I opened my eyes slowly. My head feels heavy and when i focused on the bedside lamp, it began to pound like I was being hit by a sledge hammer.

That didn't stop me from dragging myself into a sitting position. I looked around the room trying to remember the final moments before i slept.

A rush of images bombarded my skull. I could remember bits and pieces. But i could not make sense of them. What i could clearly remember is the lunch date and our walk back to the house after it was over. I remembered feeling a sudden surge of anger at Amal. Like she was responsible for what i was feeling. That she was doing it on purpose. Then the thoughts slowly turned into darker recesses like how girls like her play with fire and how they eventually get burnt...

The thoughts sounded like a recording from the book of a demented soul. Yet, it feels as if it was in my head, goading me..

I was so confused at that incident when i remembered how much the anger roared until it turned into a raging volcano of pure hatred. I remembered a voice whispering in my head that she needed to be punished....

It was like a scene from a movie.

I remembered changing places whenever she was near because the need to hurt her was getting unbearable. So i simply stayed away because there's still a rational part of my mind telling me that it didn't make any sense!

But i can't remember much after lying down. Nothing. Zilch.

I don't know why the thoughts sounded like mine but I know that what ever I do, I will never hurt Amal. But then i was so scared of what was happening to me. Am i going crazy?!

That voice in my mind, was i imagining it? What was it? What about the surge of baseless anger?

One thing was certain.

Perhaps I have a certain mental illness and I need to see a doctor!

I said the waking up azkar but when I walked out of the room, I realized that it is nighttime.

Was I asleep for an entire day?

Or did I not sleep for long and it is still night?

Where is Amal anyway?

I found her in the living room, lying on the sofa. I hurried to her side even though acting so suddenly sent me into a dizzy spell. Amal opened her eyes and stared at me. Her eyes are red and she looks to be in pain.
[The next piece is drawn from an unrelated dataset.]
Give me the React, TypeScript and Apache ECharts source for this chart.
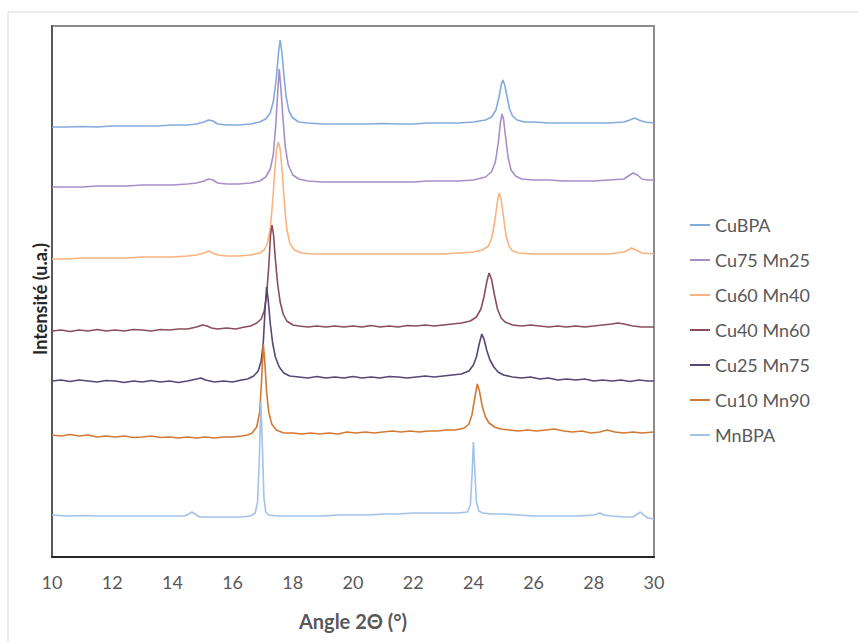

"Uncle Saif!" She cried. Tears pooled her eyes and she said "take me to the hospital I think I'm dying!" She told me. Her voice is soft and it seems pained. A wave of panic crashed upon me. Why are we both ill!

Ya Allah! What happened to little?

I borrowed a lot of courage and ignored my own condition. I took the car keys and placed my phone in my pocket. Then I carried her to the car. I put her at the back seat so she can lie there comfortably and then went to close the house. All of these was done in quick succession because all I wanted was to see us safely in a hospital where a doctor can tell me she is going to be fine!

I entered the car and drove her to a private clinic. As soon as the doctors saw me, Amal was placed on a stretcher and soon, wheeled away into the emergency room! I gazed upon my hand, wondering what the blood was all about. Wait. Blood. Amal?

I looked around frantically until I saw a nurse.

"Don Allah. Call Dr Rasheeda for me. I beg you" I pleaded.